Самая трудная и самая высокая форма, которой может достичь человек, удается реже всего: так история философии обнаруживает избыток испорченных и несчастных случаев человечности, и ее движение чрезвычайно медленно: целые столетия вмешиваются и подавляют то, что было достигнуто: и таким образом связующее звено всегда терпит неудачу. Это ужасающая история, эта история высших людей, мудрецов. — Что чаще всего повреждается, так это именно память о великих людях, ибо полуудавшиеся и неудачные экземпляры человечества неправильно понимают их и побеждают их своими «успехами». Всякий раз, когда заметен «эффект», массы собираются толпой вокруг него; слышать, как низшие и нищие духом высказываются, — это ужасное, оглушительное мучение для того, кто знает и дрожит при мысли, что судьба человека зависит от успеха его высших типов. С дней моего детства я размышлял об условиях существования мудреца, и я не скрою своего счастливого убеждения, что в Европе он снова стал возможен — возможно, лишь на короткое время.
988.
Эти новые философы начинают с описания систематической иерархии и различия в ценности среди людей, — то, чего они желают, увы, прямо противоположно ассимиляции и уравниванию человека: они учат отчуждению во всех смыслах, они разверзают пропасти, подобных которым еще никогда не существовало, и они хотели бы, чтобы человек стал более злым, чем он когда-либо был. В настоящее время они живут скрытно и отчужденно даже друг от друга. По многим причинам они сочтут необходимым быть отшельниками и носить маски — поэтому они будут малополезны в деле поиска своих равных. Они будут жить в одиночестве и, вероятно, познают мучения всех самых одиноких форм одиночества. Если бы они, однако, благодаря какой-либо случайности встретились на дороге, я держу пари, что они не узнали бы друг друга или что они обманули бы друг друга множеством способов.
989.
«Les philosophes ne sont pas faits pour s'aimer. Les aigles ne volent point en compagnie.
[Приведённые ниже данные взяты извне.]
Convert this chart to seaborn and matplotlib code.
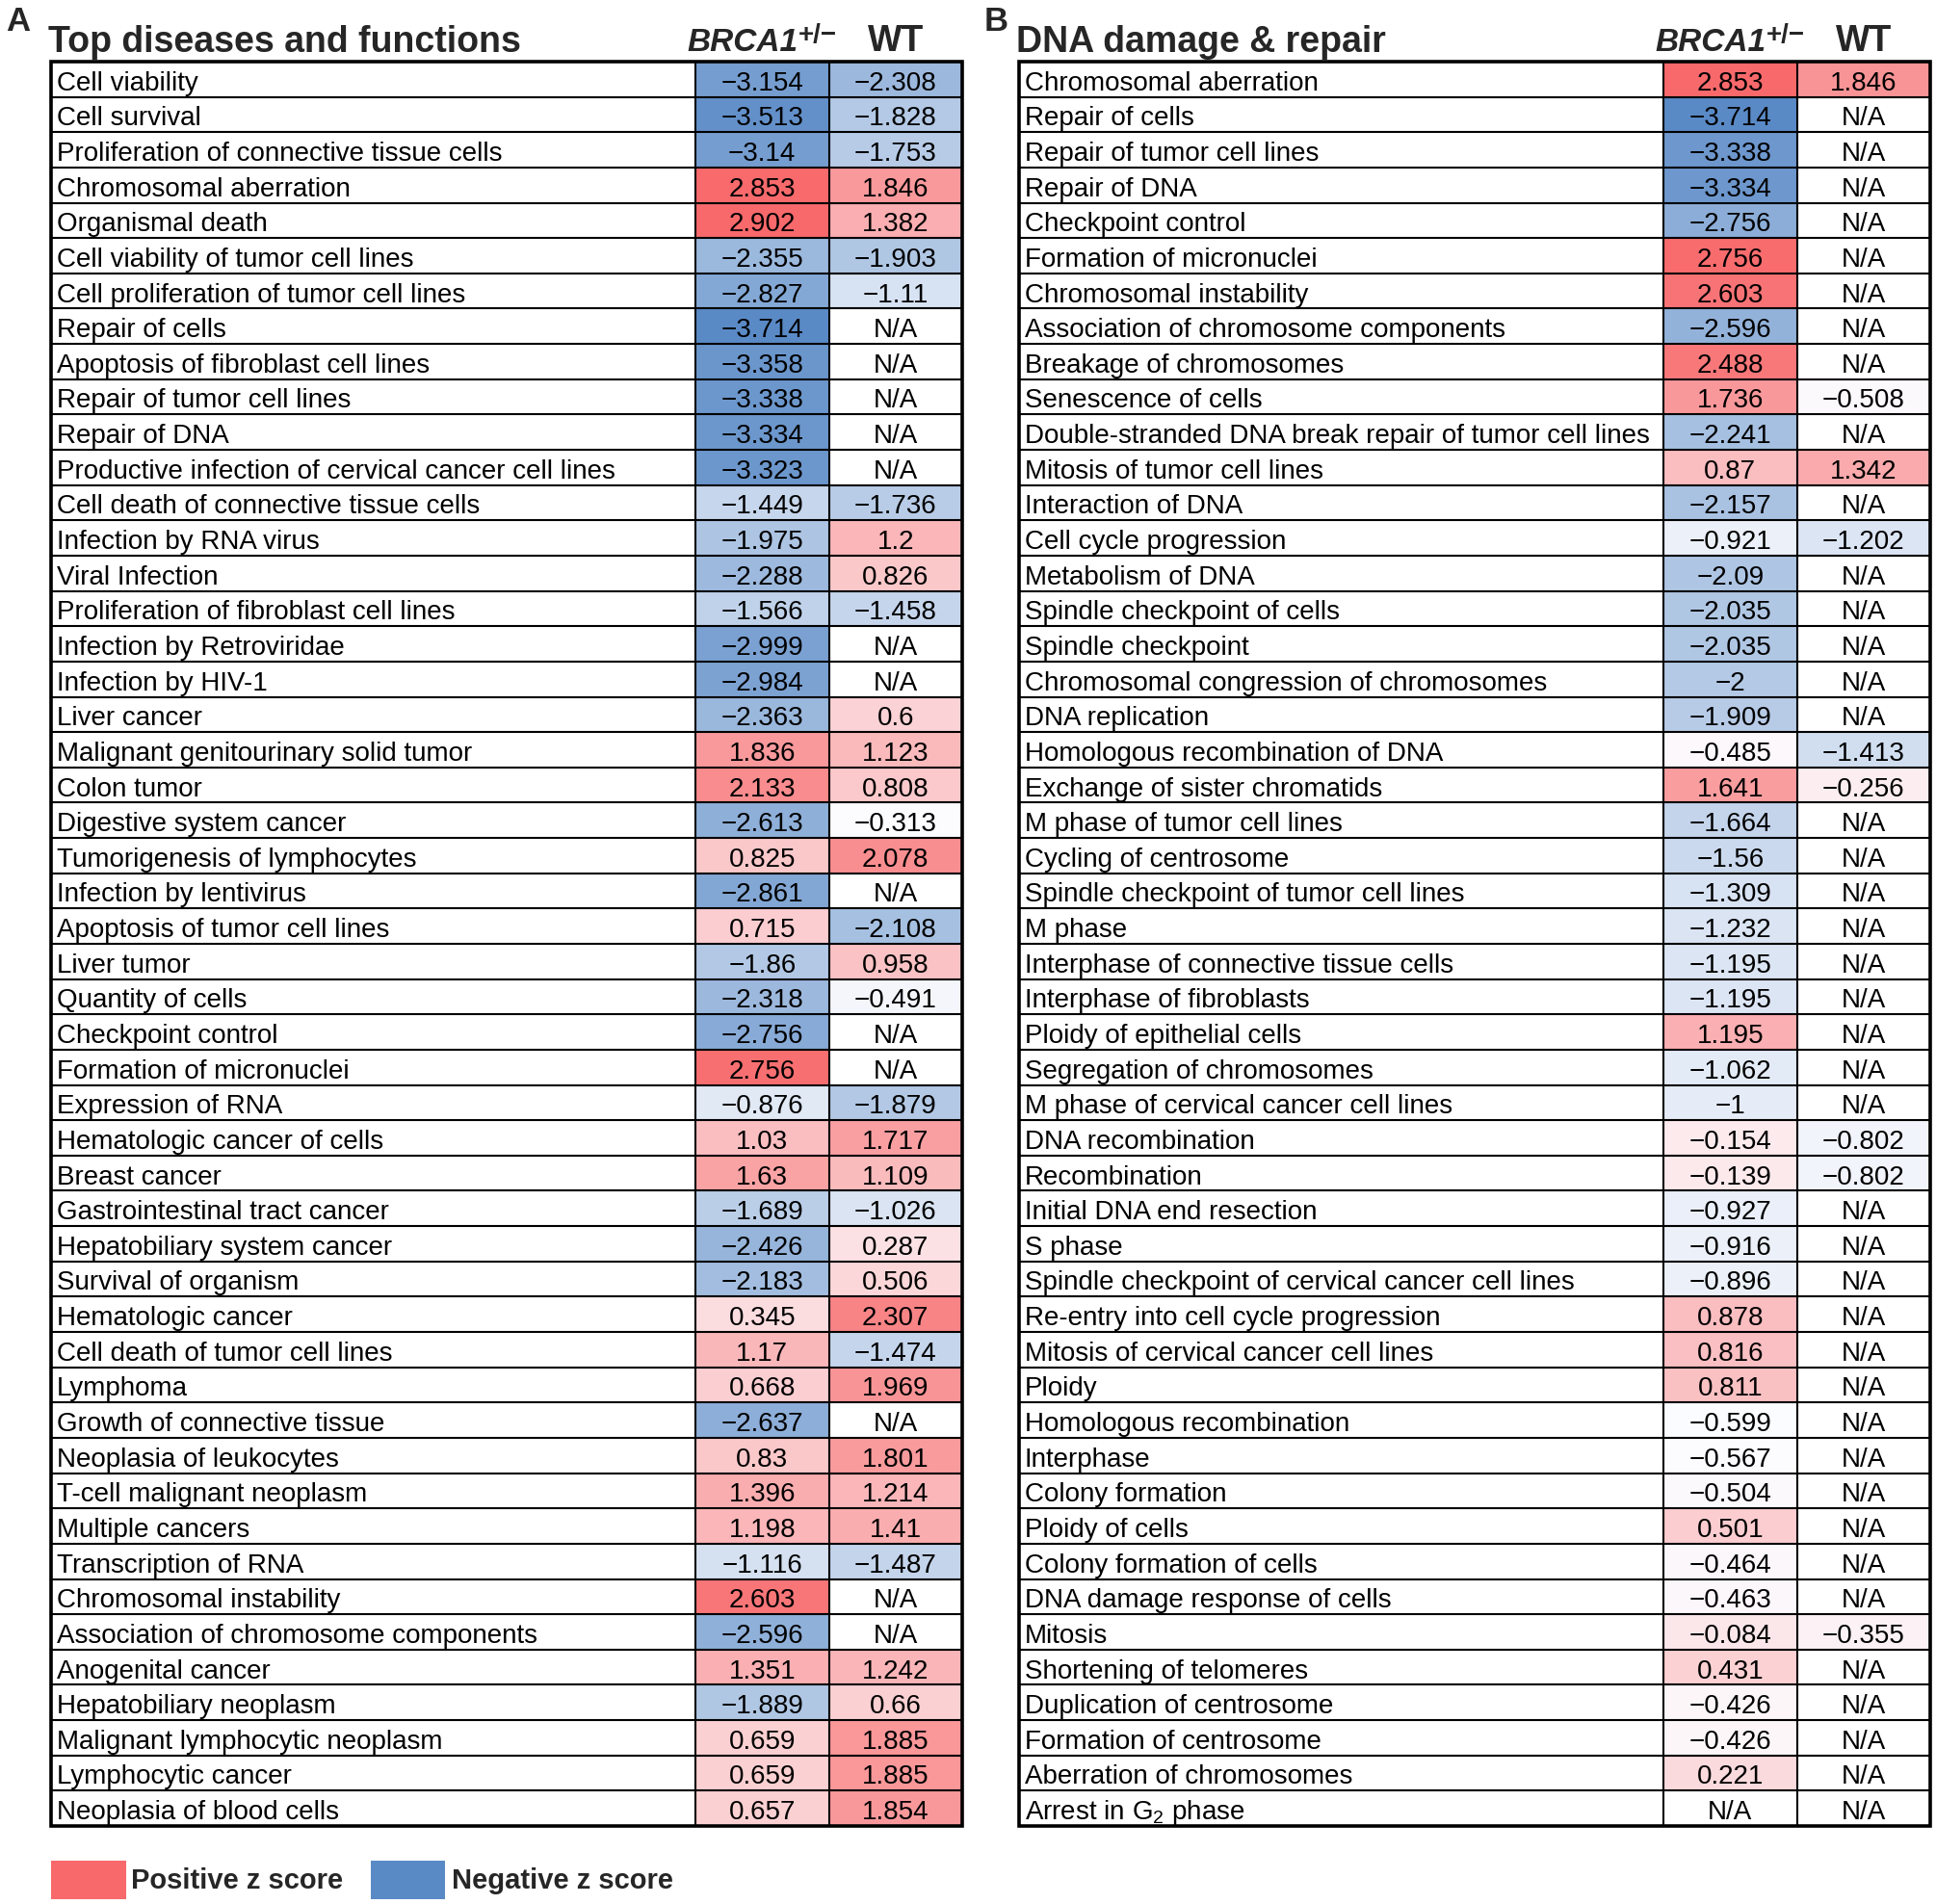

Il faut laisser cela aux perdrix, aux étourneaux ... Planer au-dessus et avoir des griffes, voila le lot des grands génies.» — ГАЛИАНИ.
990.
Я забыл сказать, что такие философы жизнерадостны и что они любят сидеть в бездне совершенно ясного неба: они нуждаются в иных средствах для того, чтобы выносить жизнь, чем другие люди; ибо они страдают иначе (то есть в равной степени как от глубины своего презрения к человеку, так и от своей любви к человеку). — Животное, которое больше всего страдало на земле, изобрело для себя — смех.
991.
О непонимании «жизнерадостности». — Это временное облегчение от долгого напряжения; это разнузданность, Сатурналии духа, который освящает и готовит себя к долгим и страшным решениям. «Шут» в форме «науки».
992.
Новая иерархия среди духов; трагические натуры больше не в авангарде.
993.
Для меня утешительно знать, что над дымом и грязью человеческой низости существует высшее и более светлое человечество, которое, судя по их числу, должно быть малочисленной расой (ибо все, что хоть как-то выделяется, ipso facto редко). Человек не принадлежит к этой расе потому, что он случайно оказался более одаренным, более добродетельным, более героическим или более любящим, чем люди внизу, но потому, что он холоднее, светлее, дальновиднее и одиноче; потому что он выносит, предпочитает и даже настаивает на одиночестве как на радости, привилегии, да, даже как на условии существования; потому что он живет среди облаков и молний как среди своих равных, а также среди солнечных лучей, капель росы, снежинок и всего того, что неизбежно должно исходить с высот и что в своем движении всегда перемещается с небес на землю. Желание смотреть вверх — не наше желание. — Герои, мученики, гении и энтузиасты всех видов недостаточно спокойны, терпеливы, тонки, холодны или медлительны для нас.